What do you learn about Barnabas from these verses?
Acts 4:36, 37
Acts 9:26 – 28
Acts 11:24
Acts 11:25, 26
Acts 11:29, 30
Acts 13:2, 3
Acts 14:14
Barnabas was a Levite (4:36), a Jew from the tribe of Levi. This whole tribe was dedicated by God to serve in the tabernacle. You can read about them in Numbers 1:47 – 53. Whether or not Barnabas, a native of Cyprus, had ever been on a roster to serve in the Temple in Jerusalem we do not know, but we do know that he was one of the early Jerusalem believers who donated funds from the sale of a property (4:36).
Previously, only apostles, Peter and John, were sent to check out reports that people other than Jews were believing in Jesus. But now the Jerusalem church sent Barnabas to Antioch, where Greeks were being saved. He was not at this time called an ‘apostle’, but he was evidently active and respected in the church.
His association with Paul is first reported in Acts 9, when he helped the newly converted Saul to be accepted by the believers in Jerusalem. Now, Barnabas left Antioch to look for Saul in Tarsus (see Acts 9:30), and brought him back to Antioch. It seems clear that Barnabas had decided that what the new converts in Antioch needed was teaching from Saul, so he went looking for him in Tarsus; he and Saul ‘met with the church and taught great numbers of people’ for a whole year.

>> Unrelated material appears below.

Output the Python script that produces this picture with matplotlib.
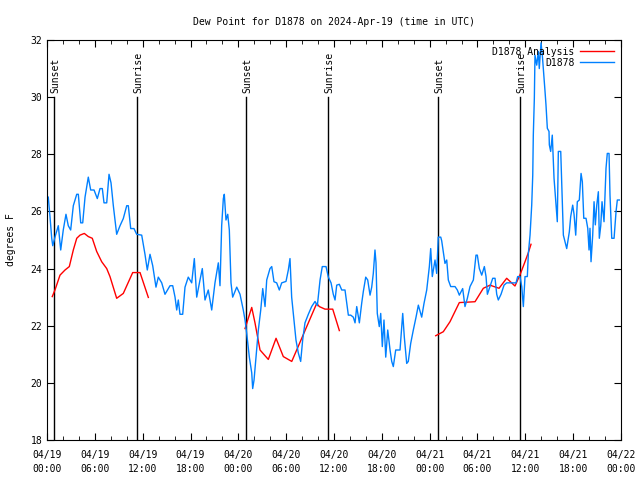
import numpy as np
import pandas as pd
from matplotlib import pyplot as plt
from matplotlib.ticker import MultipleLocator

plt.rcParams['font.family'] = ['DejaVu Sans Mono']

# hours since 2024-04-19 00:00 UTC
obs_hours = [0.16, 0.38, 0.59, 0.72, 1.0, 1.42, 1.72, 2.04, 2.38, 2.67, 2.97, 3.30, 3.73, 3.93,
             4.23, 4.48, 4.77, 5.18, 5.48, 5.90, 6.31, 6.65, 6.94, 7.15, 7.49, 7.78, 8.03, 8.32,
             8.74, 9.16, 9.57, 10.0, 10.2, 10.5, 10.91, 11.25, 11.88, 12.29, 12.58, 12.92, 13.26,
             13.67, 13.96, 14.39, 14.8, 15.43, 15.77, 16.06, 16.27, 16.47, 16.68, 17.02, 17.31,
             17.72, 18.15, 18.48, 18.78, 19.19, 19.48, 19.82, 20.23, 20.66, 21.07, 21.49, 21.70,
             21.91, 22.12, 22.24, 22.45, 22.67, 22.87, 23.08, 23.29, 23.80, 24.21, 24.62, 24.84,
             25.05, 25.38, 25.68, 25.80, 25.97, 26.22, 26.51, 26.81, 27.06, 27.35, 27.56, 27.97,
             28.19, 28.47, 28.81, 29.14, 29.44, 29.98, 30.27, 30.48, 30.69, 30.98, 31.23, 31.52,
             31.82, 32.07, 32.36, 32.78, 33.20, 33.62, 33.91, 34.25, 34.53, 35.0, 35.29, 35.63,
             35.91, 36.13, 36.34, 36.67, 36.97, 37.38, 37.80, 38.10, 38.42, 38.64, 38.85, 39.18,
             39.48, 39.68, 39.98, 40.23, 40.52, 40.73, 40.93, 41.14, 41.27, 41.43, 41.68, 41.86,
             42.06, 42.27, 42.49, 42.74, 43.03, 43.24, 43.44, 43.74, 44.28, 44.62, 44.82, 45.12,
             45.32, 45.62, 45.95, 46.29, 46.58, 47.0, 47.29, 47.63, 47.96, 48.13, 48.33, 48.67,
             48.88, 49.08, 49.39, 49.51, 49.92, 50.14, 50.34, 50.64, 51.18, 51.47, 51.72, 52.14,
             52.43, 52.72, 53.06, 53.48, 53.81, 53.98, 54.23, 54.53, 54.86, 55.07, 55.24, 55.57,
             55.91, 56.20, 56.41, 56.61, 56.95, 57.33, 57.66, 58.83, 59.04, 59.33, 59.55, 59.67,
             59.75, 59.96, 60.25, 60.38, 60.59, 60.80, 60.93, 61.0, 61.13, 61.21, 61.43, 61.63,
             61.75, 61.97, 62.13, 62.26, 62.47, 62.59, 62.76, 62.97, 63.01, 63.18, 63.38, 63.60,
             63.85, 64.01, 64.14, 64.44, 64.64, 64.77, 64.98, 65.19, 65.52, 65.69, 65.94, 66.11,
             66.32, 66.52, 66.77, 66.99, 67.15, 67.33, 67.61, 67.83, 67.99, 68.11, 68.24, 68.45,
             68.62, 68.78, 68.96, 69.16, 69.28, 69.46, 69.62, 69.87, 70.12, 70.28, 70.50, 70.62,
             70.84, 71.13, 71.38, 71.54, 71.79]
obs_dewpt = [26.5, 25.8, 25.07, 24.8, 25.1, 25.5, 24.65, 25.35, 25.9, 25.5, 25.35, 26.2, 26.6, 26.6,
             25.6, 25.6, 26.5, 27.2, 26.75, 26.75, 26.45, 26.8, 26.8, 26.3, 26.3, 27.3, 27.0, 26.2,
             25.2, 25.5, 25.75, 26.2, 26.2, 25.4, 25.4, 25.2, 25.17, 24.5, 23.95, 24.5, 24.1,
             23.35, 23.7, 23.5, 23.1, 23.4, 23.4, 23.0, 22.55, 22.9, 22.4, 22.4, 23.35,
             23.7, 23.5, 24.35, 23.0, 23.6, 24.0, 22.9, 23.25, 22.55, 23.5, 24.2, 23.4,
             25.5, 26.45, 26.6, 25.7, 25.9, 25.35, 23.5, 23.0, 23.35, 23.1, 22.55, 22.2,
             21.73, 20.9, 20.35, 19.8, 20.1, 20.9, 21.85, 22.55, 23.3, 22.67, 23.6, 24.0,
             24.07, 23.54, 23.5, 23.25, 23.5, 23.55, 23.95, 24.35, 23.0, 22.2, 21.5, 21.05,
             20.75, 21.5, 22.1, 22.4, 22.67, 22.85, 22.7, 23.6, 24.07, 24.07, 23.7, 23.5,
             23.1, 22.9, 23.42, 23.45, 23.25, 23.25, 22.37, 22.37, 22.3, 22.1, 22.67, 22.1,
             22.8, 23.2, 23.7, 23.6, 23.07, 23.35, 23.83, 24.65, 24.2, 22.43, 21.97, 22.43,
             21.27, 22.2, 20.9, 21.85, 21.15, 20.75, 20.57, 21.15, 21.15, 22.43, 21.6, 20.68,
             20.75, 21.38, 21.85, 22.3, 22.72, 22.3, 22.78, 23.25, 24.07, 24.7, 23.72, 24.3,
             23.83, 25.1, 25.1, 24.97, 24.18, 24.3, 23.6, 23.37, 23.37, 23.25, 23.07, 23.3,
             22.67, 22.95, 23.37, 23.6, 24.47, 24.47, 24.0, 23.77, 24.07, 23.72, 23.1, 23.37,
             23.66, 23.66, 23.1, 22.9, 23.1, 23.42, 23.5, 23.5, 23.72, 23.72, 23.37, 22.95,
             22.67, 23.72, 23.72, 24.53, 25.17, 26.22, 27.27, 28.67, 29.96, 31.47, 31.12, 31.6,
             31.0, 31.9, 31.47, 31.0, 30.2, 29.73, 28.91, 28.8, 28.33, 28.1, 28.67, 27.16,
             26.22, 25.64, 28.1, 28.1, 26.34, 25.17, 24.94, 24.7, 25.29, 25.82, 26.22, 25.9,
             25.17, 26.34, 26.4, 27.33, 27.04, 25.76, 25.76, 25.41, 24.65, 25.41, 24.24, 25.17,
             26.34, 25.53, 26.22, 26.69, 25.06, 25.5, 26.34, 25.64, 27.51, 28.03, 28.03, 26.57,
             25.06, 25.06, 26.0, 26.4, 26.4]

# analysis series, NaN marks the gaps
ana_hours = [0.66, 1.0, 1.63, 2.26, 2.80, 3.30, 3.73, 4.14, 4.68, 5.18, 5.68, 6.23, 6.86, 7.49,
             7.90, 8.74, 9.57, 10.75, 11.67, 12.71, np.nan,
             24.84, 25.68, 26.09, 26.72, 27.76, 28.73, 29.64, 30.70, 31.32, 32.58, 33.83, 34.16,
             34.87, 35.84, 36.67, np.nan,
             48.76, 49.71, 50.55, 51.72, 52.43, 53.69, 54.73, 55.57, 56.07, 56.70, 57.66, 58.70,
             59.33, 59.96, 60.38, 60.71]
ana_dewpt = [23.02, 23.25, 23.77, 23.95, 24.07, 24.65, 25.06, 25.17, 25.23, 25.12, 25.06, 24.6,
             24.24, 24.0, 23.72, 22.96, 23.13, 23.86, 23.86, 22.99, np.nan,
             21.9, 22.64, 22.1, 21.15, 20.82, 21.56, 20.92, 20.75, 21.15, 21.97, 22.78, 22.67,
             22.58, 22.58, 21.83, np.nan,
             21.65, 21.79, 22.14, 22.81, 22.82, 22.84, 23.31, 23.42, 23.37, 23.31, 23.66, 23.39,
             23.78, 24.24, 24.56, 24.85]

sun_hours = [0.88, 11.29, 24.96, 35.25, 49.05, 59.34]
sun_labels = ['Sunset', 'Sunrise', 'Sunset', 'Sunrise', 'Sunset', 'Sunrise']

start = pd.Timestamp('2024-04-19 00:00')
tick_hours = list(range(0, 73, 6))
tick_labels = [(start + pd.Timedelta(hours=h)).strftime('%m/%d\n%H:%M') for h in tick_hours]

fig = plt.figure(figsize=(6.4, 4.8), dpi=100)
ax = fig.add_axes([47 / 640, 40 / 480, 574 / 640, 400 / 480])

for h, lab in zip(sun_hours, sun_labels):
    ax.plot([h, h], [18, 30.0], color='black', lw=1.0)
    ax.text(h + 0.15, 30.15, lab, rotation=90, ha='center', va='bottom', fontsize=7)

ax.plot(ana_hours, ana_dewpt, color='#ff0000', lw=1.0, label='D1878 Analysis')
ax.plot(obs_hours, obs_dewpt, color='#0080ff', lw=1.0, label='D1878')

ax.set_xlim(0, 72)
ax.set_ylim(18, 32)
ax.set_xticks(tick_hours)
ax.set_xticklabels(tick_labels, fontsize=7, linespacing=1.5)
ax.xaxis.set_minor_locator(MultipleLocator(2))
ax.set_yticks(range(18, 33, 2))
ax.tick_params(axis='y', labelsize=7)
ax.tick_params(axis='x', pad=7)
ax.tick_params(which='both', direction='in', top=True, right=True)
ax.tick_params(which='major', length=5)
ax.tick_params(which='minor', length=3)
ax.set_ylabel('degrees F', fontsize=7, labelpad=10)
ax.set_title('Dew Point for D1878 on 2024-Apr-19 (time in UTC)', fontsize=7, pad=11)

ax.legend(loc='upper right', frameon=False, markerfirst=False, fontsize=7,
          handlelength=3.5, borderaxespad=0.3, labelspacing=0.1, handletextpad=0.6)

fig.savefig('out.png', dpi=100)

B.2 ‘Christians’ – Acts 11:26.
Luke tells us that ‘the disciples were called Christians first in Antioch’ – 11:26. Previously they had been called ‘disciples’, ‘believers’, ‘the church’, ‘the brothers’, people who ‘belonged to the Way’.
B.3 The prophets from Jerusalem – Acts 11:27 – 29
Forewarned of a severe famine by Agabus, a prophet from Jerusalem, the disciples in Antioch decided to provide help for believers in Judea, and sent their gifts to ‘the elders’ via Barnabas and Saul. This is the first time in Acts that the term ‘the elders’ is used to refer to leadership in the church. Either Luke simply means ‘the older men’, or he is referring to a recognized role in the church parallel to the ‘elders’ in Jewish synagogues. Note: The famine occurred between AD44 and 48.